Tive sempre um cuidado muito especial em proteger a posição da Câmara Municipal de Leiria para que não existisse aproveitamento político e para minimizar o populismo e o radicalismo que ameaçam o equilíbrio com que deve ser liderada uma autarquia.
Hoje, depois de ler a sua carta dirigida a Greta Thunberg, não tenho dúvidas de que temos de pôr fim a esta concessão.
Nas últimas semanas temos trabalhado com especialistas e investigadores sobre a posição que devemos adotar no âmbito da Avaliação do Impacto Ambiental desta concessão de gás.
A posição destes é unânime: A exploração de gás na Bajouca, ou em qualquer ponto do país, não faz sentido para quem quer descarbonizar Portugal.
Por isso, não podemos aceitar que se faça qualquer sondagem na Bajouca.

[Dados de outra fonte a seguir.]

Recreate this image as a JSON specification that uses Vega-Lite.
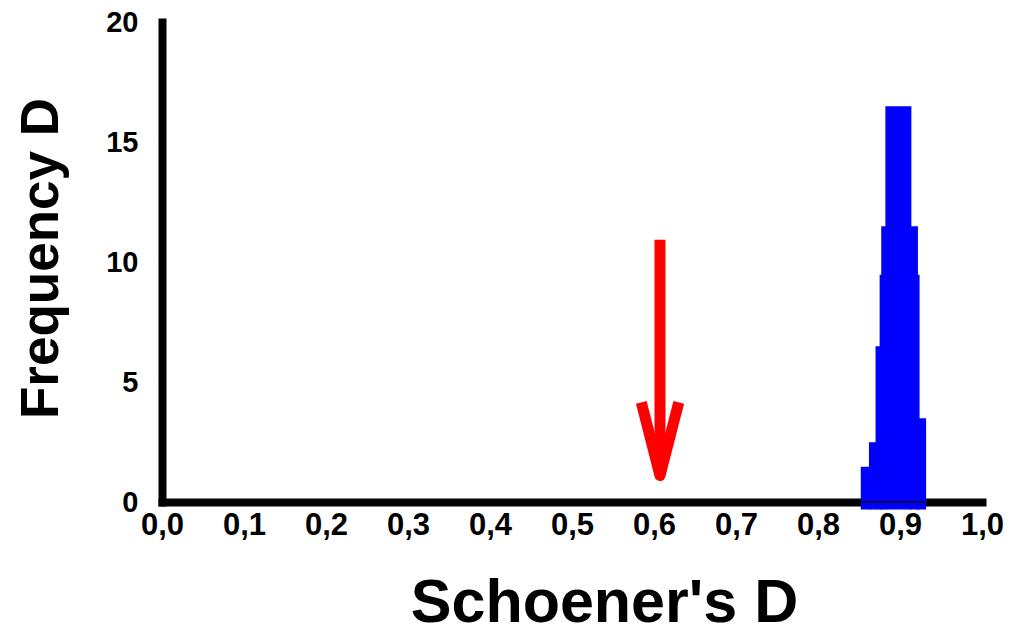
{
  "$schema": "https://vega.github.io/schema/vega-lite/v6.json",
  "width": 820,
  "height": 480,
  "autosize": "none",
  "padding": {"left": 162, "top": 22, "right": 36, "bottom": 133},
  "background": "white",
  "config": {"view": {"stroke": null}, "font": "Liberation Sans"},
  "datasets": {
    "hist": [
      {"x0": 0.853, "x1": 0.863, "freq": 1.44},
      {"x0": 0.863, "x1": 0.871, "freq": 2.46},
      {"x0": 0.871, "x1": 0.876, "freq": 6.46},
      {"x0": 0.876, "x1": 0.878, "freq": 9.44},
      {"x0": 0.878, "x1": 0.883, "freq": 11.46},
      {"x0": 0.883, "x1": 0.913, "freq": 16.46},
      {"x0": 0.913, "x1": 0.921, "freq": 11.46},
      {"x0": 0.921, "x1": 0.923, "freq": 9.44},
      {"x0": 0.923, "x1": 0.931, "freq": 3.46}
    ],
    "shaft": [{"x": 0.6073, "ytop": 10.93, "ybot": 1.1}],
    "head": [
      {"order": 1, "x": 0.5845, "y": 4.15},
      {"order": 2, "x": 0.6073, "y": 1.1},
      {"order": 3, "x": 0.6302, "y": 4.15}
    ]
  },
  "layer": [
    {
      "data": {"name": "hist"},
      "mark": {"type": "rect", "color": "#0000FF", "stroke": "#0000FF", "strokeWidth": 1.4, "clip": false},
      "encoding": {
        "x": {
          "field": "x0",
          "type": "quantitative",
          "scale": {"domain": [0, 1], "nice": false, "zero": false},
          "axis": {
            "values": [0, 0.1, 0.2, 0.3, 0.4, 0.5, 0.6, 0.7, 0.8, 0.9, 1.0],
            "labelExpr": "replace(format(datum.value, '.1f'), '.', ',')",
            "grid": false,
            "domainColor": "black",
            "domainWidth": 8,
            "domainCap": "square",
            "tickColor": "#cccccc",
            "tickSize": 4,
            "tickWidth": 1,
            "labelFont": "Liberation Sans",
            "labelFontWeight": "bold",
            "labelFontSize": 31,
            "labelColor": "black",
            "labelPadding": 4,
            "labelFlush": false,
            "labelOverlap": false,
            "title": "Schoener's D",
            "titleFont": "Liberation Sans",
            "titleFontWeight": "bold",
            "titleFontSize": 61,
            "titleColor": "black",
            "titleX": 442,
            "titleY": 119,
            "titleBaseline": "alphabetic",
            "titleAlign": "center"
          }
        },
        "x2": {"field": "x1"},
        "y": {
          "field": "freq",
          "type": "quantitative",
          "scale": {"domain": [0, 20], "nice": false},
          "axis": {
            "values": [0, 5, 10, 15, 20],
            "grid": false,
            "domainColor": "black",
            "domainWidth": 8,
            "domainCap": "square",
            "tickColor": "#cccccc",
            "tickSize": 4,
            "tickWidth": 1,
            "labelFont": "Liberation Sans",
            "labelFontWeight": "bold",
            "labelFontSize": 29,
            "labelColor": "black",
            "labelPadding": 20,
            "labelFlush": false,
            "labelOverlap": false,
            "title": "Frequency D",
            "titleFont": "Liberation Sans",
            "titleFontWeight": "bold",
            "titleFontSize": 53,
            "titleColor": "black",
            "titleX": -105,
            "titleY": 236,
            "titleAngle": -90,
            "titleBaseline": "alphabetic",
            "titleAlign": "center"
          }
        },
        "y2": {"datum": -0.28}
      }
    },
    {
      "data": {"name": "hist"},
      "mark": {"type": "rule", "color": "black", "strokeWidth": 1.5},
      "encoding": {
        "x": {"aggregate": "min", "field": "x0", "type": "quantitative"},
        "x2": {"aggregate": "max", "field": "x1"},
        "y": {"datum": 0, "type": "quantitative"}
      }
    },
    {
      "data": {"name": "shaft"},
      "mark": {"type": "rule", "color": "#FF0000", "strokeWidth": 11, "strokeCap": "butt"},
      "encoding": {
        "x": {"field": "x", "type": "quantitative"},
        "y": {"field": "ytop", "type": "quantitative"},
        "y2": {"field": "ybot"}
      }
    },
    {
      "data": {"name": "head"},
      "mark": {"type": "line", "color": "#FF0000", "strokeWidth": 11, "strokeCap": "butt", "strokeJoin": "round"},
      "encoding": {
        "x": {"field": "x", "type": "quantitative"},
        "y": {"field": "y", "type": "quantitative"},
        "order": {"field": "order", "type": "quantitative"}
      }
    }
  ]
}
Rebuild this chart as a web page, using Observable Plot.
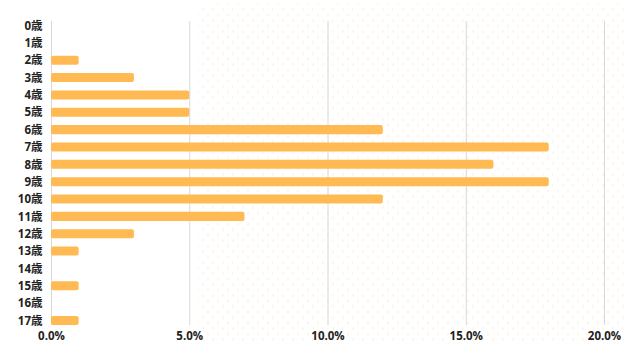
<!DOCTYPE html>
<html>
<head>
<meta charset="utf-8">
<script src="https://cdn.jsdelivr.net/npm/d3@7"></script>
<script src="https://cdn.jsdelivr.net/npm/@observablehq/plot@0.6"></script>
<style>
  html, body { margin: 0; padding: 0; background: #fff; }
  #wrap { position: relative; width: 640px; height: 360px; overflow: hidden; }
  #dots {
    position: absolute; left: 198px; top: 4px; width: 428px; height: 340px;
    background-image:
      radial-gradient(circle, rgba(255,186,83,0.12) 1.1px, transparent 1.5px),
      radial-gradient(circle, rgba(255,186,83,0.12) 1.1px, transparent 1.5px);
    background-size: 10px 11px, 10px 11px;
    background-position: 0 0, 5px 5.5px;
  }
  #chart { position: absolute; left: 0; top: 0; }
</style>
</head>
<body>
<div id="wrap"><div id="dots"></div><div id="chart"></div></div>
<script>
const ages = ["0歳","1歳","2歳","3歳","4歳","5歳","6歳","7歳","8歳","9歳","10歳","11歳","12歳","13歳","14歳","15歳","16歳","17歳"];
const shares = [0,0,1,3,5,5,12,18,16,18,12,7,3,1,0,1,0,1];
const xTicks = [0,5,10,15,20];

const data = ages.map((a, i) => ({age: a, value: shares[i]}));

const chart = Plot.plot({
  width: 640,
  height: 360,
  marginLeft: 51,
  marginRight: 36,
  marginTop: 21,
  marginBottom: 35,
  style: {background: "transparent", fontFamily: "'Open Sans', 'Noto Sans CJK JP', sans-serif", fontSize: "11.5px", fontWeight: "bold", color: "#222"},
  x: {domain: [0, 20], ticks: xTicks, tickFormat: d => d.toFixed(1) + "%", label: null, tickSize: 0, tickPadding: 6},
  y: {domain: ages, label: null, tickSize: 0, tickPadding: 9, paddingInner: 0.48, paddingOuter: 0, round: false},
  marks: [
    Plot.gridX(xTicks, {stroke: "#d8d8d8", strokeOpacity: 1, strokeWidth: 1}),
    Plot.barX(data.filter(d => d.value > 0), {x: "value", y: "age", fill: "#FFBA53", rx: 2}),
    Plot.axisX({ticks: xTicks, tickFormat: d => d.toFixed(1) + "%", tickSize: 0, tickPadding: 6, label: null, fill: "#222"}),
    Plot.axisY({tickSize: 0, tickPadding: 9, label: null, fill: "#222"})
  ]
});
document.getElementById("chart").appendChild(chart);
</script>
</body>
</html>
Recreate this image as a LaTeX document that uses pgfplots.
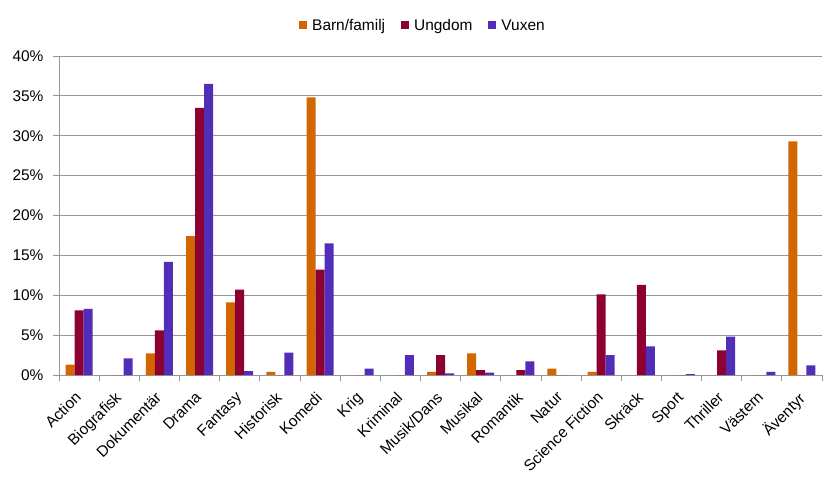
\documentclass[border=0pt]{standalone}
\usepackage{pgfplots}
\usepackage{pgfplotstable}
\pgfplotsset{compat=1.18}
\usepackage{fontspec}
\setmainfont{Liberation Sans}
\definecolor{cBarn}{RGB}{210,102,0}
\definecolor{cUng}{RGB}{140,0,50}
\definecolor{cVux}{RGB}{82,46,184}
\definecolor{cGrid}{RGB}{150,150,150}
\pgfplotstableread{
x barn ung vux
0 1.3 8.1 8.3
1 0 0 2.1
2 2.7 5.6 14.2
3 17.4 33.5 36.5
4 9.1 10.7 0.5
5 0.4 0 2.8
6 34.8 13.2 16.5
7 0 0 0.8
8 0 0 2.5
9 0.4 2.5 0.2
10 2.7 0.6 0.3
11 0 0.6 1.7
12 0.8 0 0
13 0.4 10.1 2.5
14 0 11.3 3.6
15 0 0 0.1
16 0 3.1 4.8
17 0 0 0.4
18 29.3 0 1.2
}\data
\begin{document}
\begin{tikzpicture}
\useasboundingbox (-59bp,-111bp) rectangle (781bp,375bp);
\begin{axis}[at={(0,0)}, anchor=south west,
  width=763bp, height=319bp, scale only axis,
  ybar=0pt, bar width=9bp,
  xmin=-0.5, xmax=18.5, ymin=0, ymax=40,
  xtick={0,...,18},
  xticklabels={Action,Biografisk,Dokumentär,Drama,Fantasy,Historisk,Komedi,Krig,Kriminal,Musik/Dans,Musikal,Romantik,Natur,Science Fiction,Skräck,Sport,Thriller,Västern,Äventyr},
  major x tick style={draw=none},
  minor xtick={-0.5,0.5,...,18.5},
  x tick label style={xshift=-5bp, yshift=-8bp, rotate=45, anchor=north east, inner sep=1pt, font=\fontsize{15.5}{17}\selectfont},
  ytick={0,5,...,40},
  yticklabels={0\%,5\%,10\%,15\%,20\%,25\%,30\%,35\%,40\%},
  y tick label style={font=\fontsize{15.5}{17}\selectfont, xshift=-6bp},
  ymajorgrids, grid style={cGrid, line width=0.8pt},
  axis x line*=bottom, axis y line*=left,
  axis line style={-, cGrid, line width=0.8pt},
  tick align=outside, major tick length=6bp, minor tick length=6bp,
  tick style={cGrid, line width=0.8pt},
  every tick/.style={cGrid, line width=0.8pt},
  legend style={at={(0.477,1)}, anchor=south, yshift=20bp, draw=none, fill=none,
    font=\fontsize{15.5}{17}\selectfont, legend columns=3,
    /tikz/every odd column/.append style={column sep=3bp},
    /tikz/every even column/.append style={column sep=14bp}},
  legend image code/.code={\fill[#1] (0bp,-4bp) rectangle (8bp,4bp);},
]
\addplot[fill=cBarn, draw=none] table[x=x, y=barn] {\data};
\addplot[fill=cUng, draw=none] table[x=x, y=ung] {\data};
\addplot[fill=cVux, draw=none] table[x=x, y=vux] {\data};
\legend{Barn/familj,Ungdom,Vuxen}
\end{axis}
\end{tikzpicture}
\end{document}
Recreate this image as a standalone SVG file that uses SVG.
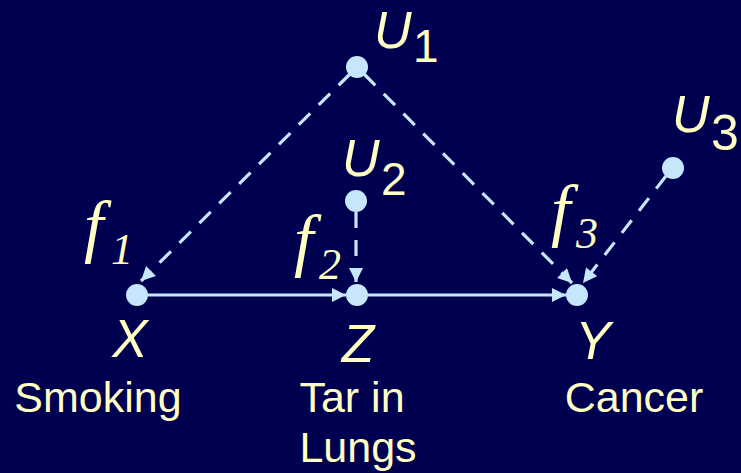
<svg xmlns="http://www.w3.org/2000/svg" width="741" height="473" viewBox="0 0 741 473">
<defs>
<style>
.node{fill:#c6e6fb}
.e{stroke:#c6e6fb;stroke-width:3.2;fill:none}
.d{stroke-dasharray:16 12}
.lab{fill:#ffffc4;font-family:"Liberation Sans",Arial,sans-serif}
.it{font-style:italic}
.f{fill:#ffffc4;font-family:"Liberation Serif","Times New Roman",serif;font-style:italic}
</style>
<marker id="ah" viewBox="0 0 10 10" refX="10" refY="5" markerWidth="4.8" markerHeight="4.4" orient="auto" markerUnits="strokeWidth">
<path d="M0,0 L10,5 L0,10 z" fill="#c6e6fb"/>
</marker>
</defs>
<rect width="741" height="473" fill="#000050"/>
<g id="connectors">
<line class="e d" x1="350" y1="74" x2="141" y2="281" marker-end="url(#ah)"/>
<line class="e d" x1="364" y1="74" x2="572" y2="283" marker-end="url(#ah)"/>
<line class="e d" x1="666" y1="176" x2="583" y2="283" marker-end="url(#ah)"/>
<line class="e d" x1="356" y1="212" x2="356" y2="282" marker-end="url(#ah)"/>
<line class="e" x1="148" y1="295" x2="346" y2="295" marker-end="url(#ah)"/>
<line class="e" x1="368" y1="295" x2="566" y2="295" marker-end="url(#ah)"/>
</g>
<g id="U1">
<circle class="node" cx="357" cy="67" r="11"/>
<text class="lab it" x="374" y="48" font-size="52">U</text>
<text class="lab" x="413" y="62" font-size="46">1</text>
</g>
<g id="U2">
<circle class="node" cx="356" cy="201" r="11"/>
<text class="lab it" x="342" y="176" font-size="52">U</text>
<text class="lab" x="381" y="195" font-size="46">2</text>
</g>
<g id="U3">
<circle class="node" cx="673" cy="168" r="11"/>
<text class="lab it" x="672" y="132" font-size="52">U</text>
<text class="lab" x="711" y="150" font-size="50">3</text>
</g>
<g id="X">
<circle class="node" cx="137" cy="295" r="11"/>
<text class="f" x="84" y="249" font-size="70">f</text>
<text class="f" x="111" y="264" font-size="44">1</text>
<text class="lab it" x="130" y="357" font-size="53" text-anchor="middle">X</text>
<text class="lab" x="98" y="412" font-size="43" text-anchor="middle">Smoking</text>
</g>
<g id="Z">
<circle class="node" cx="357" cy="295" r="11"/>
<text class="f" x="294" y="263" font-size="70">f</text>
<text class="f" x="319" y="279" font-size="44">2</text>
<text class="lab it" x="358" y="362" font-size="53" text-anchor="middle">Z</text>
<text class="lab" x="352" y="412" font-size="43" text-anchor="middle">Tar in</text>
<text class="lab" x="358" y="462" font-size="43" text-anchor="middle">Lungs</text>
</g>
<g id="Y">
<circle class="node" cx="577" cy="295" r="11"/>
<text class="f" x="551" y="233" font-size="70">f</text>
<text class="f" x="576" y="248" font-size="44">3</text>
<text class="lab it" x="593" y="359" font-size="53" text-anchor="middle">Y</text>
<text class="lab" x="634" y="412" font-size="43" text-anchor="middle">Cancer</text>
</g>
</svg>
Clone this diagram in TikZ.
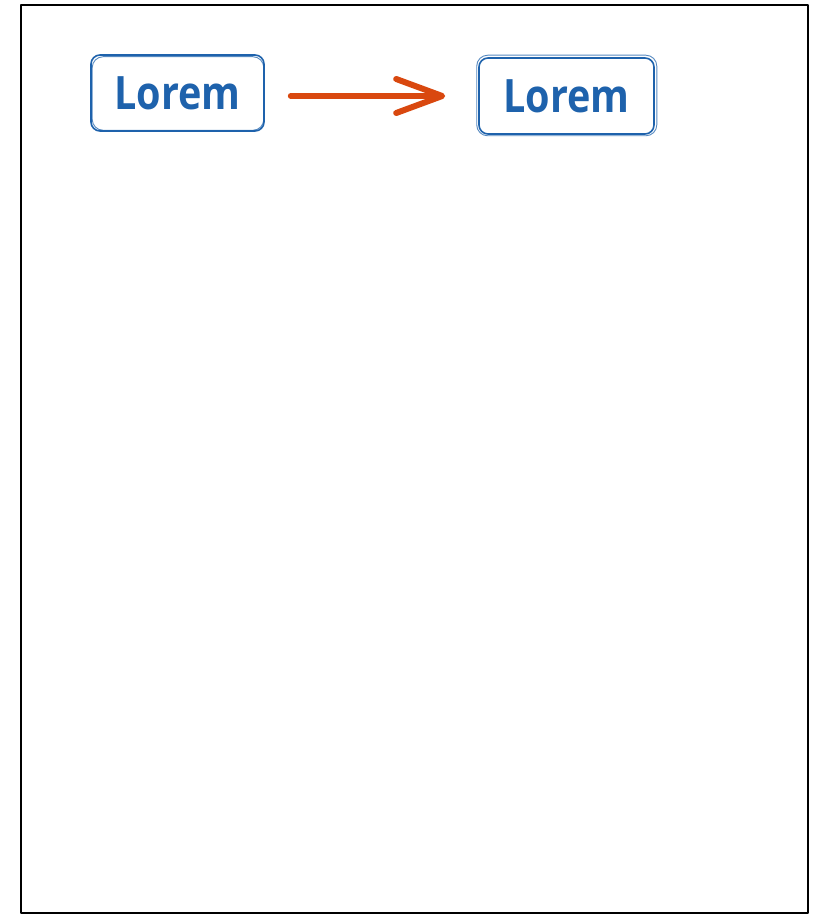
\documentclass[tikz,border=0pt]{standalone}
\usepackage{fontspec}
\setmainfont{Open Sans}
\usetikzlibrary{arrows.meta}
\definecolor{sketchblue}{RGB}{30,98,172}
\definecolor{sketchorange}{RGB}{217,72,15}
\tikzset{
  sketchbox/.style={draw=sketchblue, line width=1.6pt, rounded corners=9pt,
    minimum width=#1, minimum height=76pt, inner sep=0pt, text=sketchblue,
    font=\fontsize{46}{46}\selectfont\bfseries},
  sketchbox/.default=174pt,
  ghost/.style={draw=sketchblue, line width=0.9pt, rounded corners=11pt, opacity=0.75},
  flow/.style={draw=sketchorange, line width=6pt, line cap=round,
    -{Straight Barb[length=46pt,width=34pt,round]}}
}
\begin{document}
\begin{tikzpicture}[x=1pt,y=-1pt]
\useasboundingbox (0,0) rectangle (815,915);
\fill[white] (0,0) rectangle (815,915);
% outer frame
\draw[line width=1.8pt, line join=round] (21,5) -- (808,5) -- (808,913) -- (21,913) -- cycle;
% boxes
\node[sketchbox=173pt] (a) at (177.5,93) {\scalebox{0.86}[1]{Lorem}};
\node[sketchbox=175pt] (b) at (566.5,96) {\scalebox{0.86}[1]{Lorem}};
% second sketchy strokes
\draw[ghost] ([shift={(2pt,-2.5pt)}]a.north west) rectangle ([shift={(-1pt,1.5pt)}]a.south east);
\draw[ghost] ([shift={(-1.5pt,2pt)}]b.north west) rectangle ([shift={(2pt,-1pt)}]b.south east);
% arrow
\draw[flow, shorten <=26pt, shorten >=33pt] ([yshift=-3pt]a.east) -- (b.west);
\end{tikzpicture}
\end{document}
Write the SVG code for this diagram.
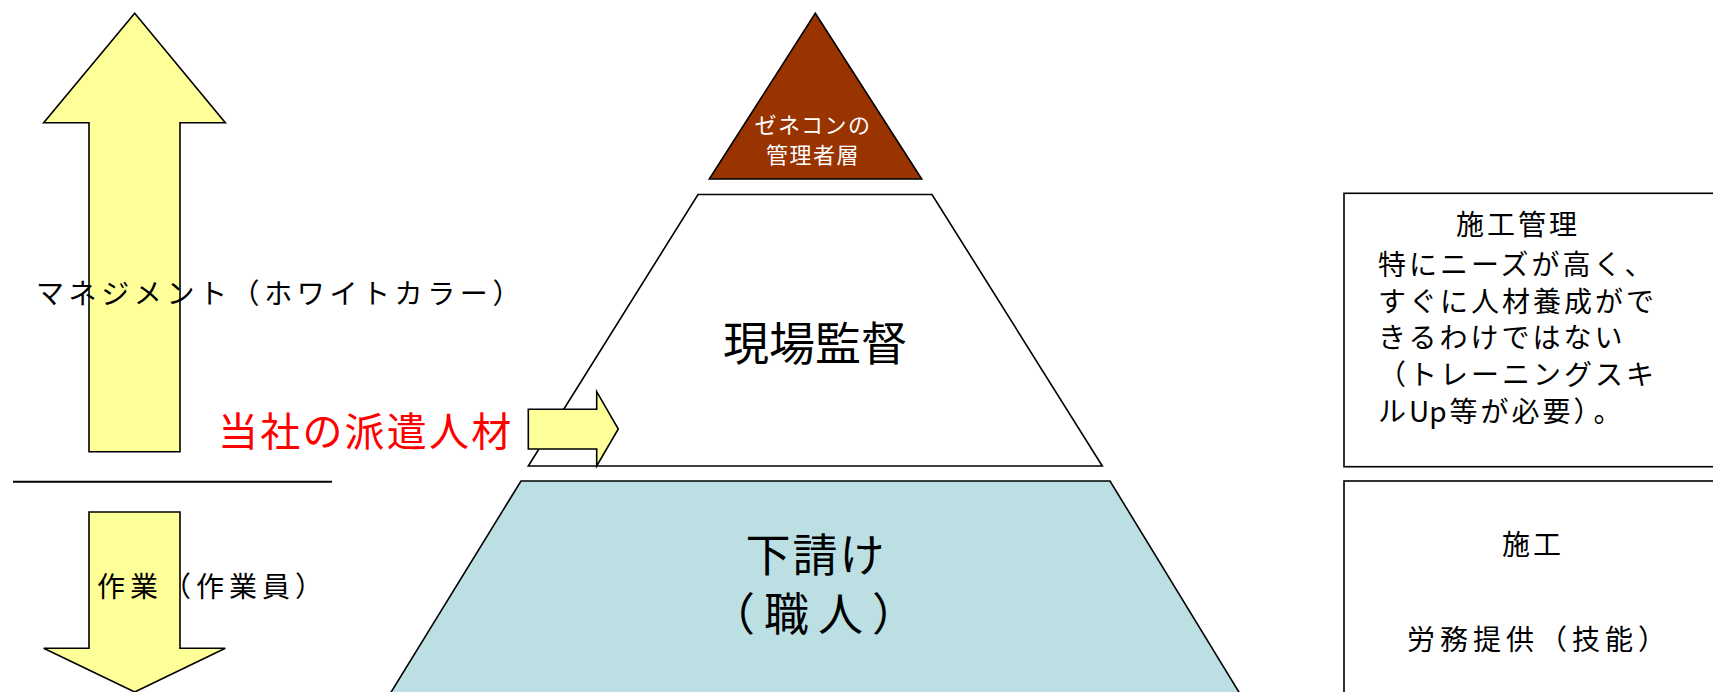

Esta exploração do gás não é solução para Portugal, seja do ponto de vista ambiental ou financeiro.
Aliás, a exploração de gás nesta localidade não representaria qualquer vantagem para o consumidor português, que continuaria a ter de suportar a mesma fatura energética.
Para o Governo, a compensação a receber seria, além de diminuta, fracionada em montantes irrisórios ao longo de dolorosos anos de exploração.
A população da Bajouca, tal como a liderança da junta de freguesia, e das localidades vizinhas, está contra a prospeção e exploração e prometem uma oposição firme, que entendemos legítima.
Considero que o Governo que V. Exa. integra deve aproveitar esta grande oportunidade para afirmar que não quer a exploração do gás e resgatar a concessão. Os custos desse resgate são reduzidos uma vez que ainda não foi feita prospeção.
Acredite, só temos a ganhar com esta decisão.
Portugal deseja, dentro de poucos anos, ser o primeiro país a alcançar a ambiciosa neutralidade carbónica. Mas essa meta, traçada para 2050, não é compatível com a existência de explorações de gás no nosso país.
A nossa aposta deve ser nas energias de natureza renovável, como, de resto, está previsto nas linhas de apoio comunitárias.
A terminar, deixo a V. Exa. um convite para visitar a Freguesia Bajouca, que também é Europa e também quer continuar a ser verde.